As a loser fast on his way to hell, two years ago Chloë said yes to a date and everything went right ever since. Still is terrific, too. He just bought her a ring. Local college for George, nearby state university for her. But now his girl has changed her mind. Chloë is going to Berkley. He is staying home in Nowhere Town. And this soon-to-be roommate Gio of hers is gonna steal George’s girl. Jealousy blooms, just like a sunflower.

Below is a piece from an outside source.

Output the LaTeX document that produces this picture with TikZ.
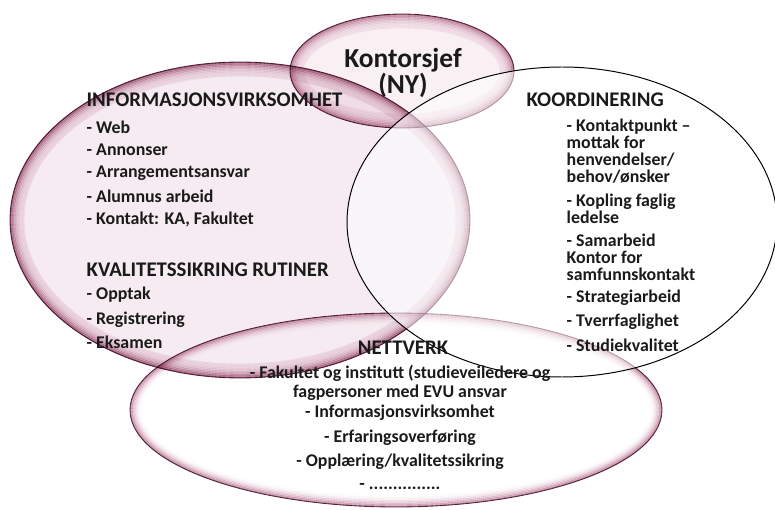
\documentclass[tikz,border=0pt]{standalone}
\usepackage{fontspec}
\setmainfont{Carlito}
\usetikzlibrary{positioning}

\definecolor{inkgrey}{HTML}{1A1A1A}
\definecolor{rimline}{HTML}{5A3044}
\definecolor{infocore}{HTML}{F6EBF0}
\definecolor{inforim}{HTML}{B47090}
\definecolor{chefcore}{HTML}{F9F0F4}
\definecolor{chefrim}{HTML}{C78DA7}
\definecolor{netrim}{HTML}{CF98B0}

% filled ellipse with a darker rim fading inwards
% #1 centre, #2 x radius, #3 y radius, #4 core colour, #5 rim colour
\newcommand{\rimellipse}[5]{%
	\begin{scope}
		\clip #1 ellipse [x radius=#2, y radius=#3];
		\fill[#4] #1 ellipse [x radius=#2, y radius=#3];
		\foreach \k [evaluate=\k as \mix using {int(100*(1-\k/9)^2.5)},
			evaluate=\k as \rxa using {#2-1.5*\k},
			evaluate=\k as \rya using {#3-1.5*\k}] in {0,...,9}
			\draw[color=#5!\mix!#4, line width=1.3pt] #1 ellipse [x radius=\rxa, y radius=\rya];
	\end{scope}
	\draw[rimline, line width=0.6pt] #1 ellipse [x radius=#2, y radius=#3];}

\begin{document}
\begin{tikzpicture}[x=0.025cm, y=-0.025cm,
	every node/.style={text=inkgrey, inner sep=1pt},
	heading/.style={font=\fontsize{14.8}{16}\selectfont\bfseries, anchor=west},
	item/.style={font=\fontsize{12.7}{12.1}\selectfont\bfseries, anchor=west, align=left},
	netitem/.style={font=\fontsize{12.7}{13.5}\selectfont\bfseries, align=center}]
	\useasboundingbox (0,0) rectangle (775,510);

	% pink ellipses
	\begin{scope}[blend mode=multiply]
		\rimellipse{(240,220)}{230}{158}{infocore}{inforim}
		\rimellipse{(396,410)}{266}{97}{white}{netrim}
		\rimellipse{(402,71)}{112}{57}{chefcore}{chefrim}
	\end{scope}

	% coordination ellipse
	\fill[white, fill opacity=0.55] (562,222) ellipse [x radius=215, y radius=155];
	\draw[black, line width=0.7pt] (562,222) ellipse [x radius=215, y radius=155];

	% office head
	\node[font=\fontsize{19.5}{16.4}\selectfont\bfseries, align=center] (chef) at (403,73) {Kontorsjef\\(NY)};

	% information work
	\node[heading] (info) at (85,100) {INFORMASJONSVIRKSOMHET};
	\foreach \txt [count=\i] in {Web, Annonser, Arrangementsansvar, Alumnus arbeid, {Kontakt: KA, Fakultet}}
		\node[item] (info\i) at (85,104+23*\i) {- \txt};

	% quality routines
	\node[heading] (kval) at (85,270) {KVALITETSSIKRING RUTINER};
	\node[item] (kval1) at (85,295) {- Opptak};
	\node[item] (kval2) at (85,320) {- Registrering};
	\node[item] (kval3) at (85,342) {- Eksamen};

	% coordination
	\node[heading] (koord) at (525,100) {KOORDINERING};
	\node[item] (koord1) at (565,151.5) {- Kontaktpunkt --\\mottak for\\henvendelser/\\behov/ønsker};
	\node[item] (koord2) at (565,208.5) {- Kopling faglig\\ledelse};
	\node[item] (koord3) at (565,257) {- Samarbeid\\Kontor for\\samfunnskontakt};
	\node[item] (koord4) at (565,298) {- Strategiarbeid};
	\node[item] (koord5) at (565,322) {- Tverrfaglighet};
	\node[item] (koord6) at (565,345) {- Studiekvalitet};

	% network
	\node[font=\fontsize{14.8}{16}\selectfont\bfseries] (nett) at (403,348) {NETTVERK};
	\node[netitem] (nett1) at (400,382.5) {- Fakultet og institutt (studieveiledere og\\fagpersoner med EVU ansvar};
	\node[netitem] (nett2) at (400,413) {- Informasjonsvirksomhet};
	\node[netitem] (nett3) at (400,438) {- Erfaringsoverføring};
	\node[netitem] (nett4) at (400,462) {- Opplæring/kvalitetssikring};
	\node[netitem] (nett5) at (400,487) {- ...............};
\end{tikzpicture}
\end{document}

An argument on graduation day between high school sweethearts goes so very wrong, but George gets back his girl. She is like another of the beautiful sunflowers he has preserved, you could even say idolized, in the cellar.
The Horror of Sunflowers
Time for Lita to confess. I have never liked sunflowers. As a kid, they were too big. Bugs loved them. Birds loved them. But they creeped me out. This makes sunflowers the perfect subject for a horror short story if you want to scare the bejesus out of Lita.
It is refreshing to read a teen angst story from the young man’s point of view. George struggles to keep the one good thing in his life, and overcome his bad parental role models. We taste life’s sour betrayal from his point of view. And poor Chloë. Sometimes, breaking up is impossible to do.
In Flowers, we see teen love at its worst. The story hints at George’s sexual encounters, not show us blow-by-blow glory. His desperation saddened me, and my curiosity about the mechanics revolted me. Ah, the lengths a young man goes to get laid. The story needs a couple of minor formatting nits corrected. In two places I would suggest sentence-level wordsmithing. My compliments go to Darnell “Saki” Dickerson for scaring the crap out of me, rousing my sympathy for a teen’s struggle, and reminding me of evil sunflowers.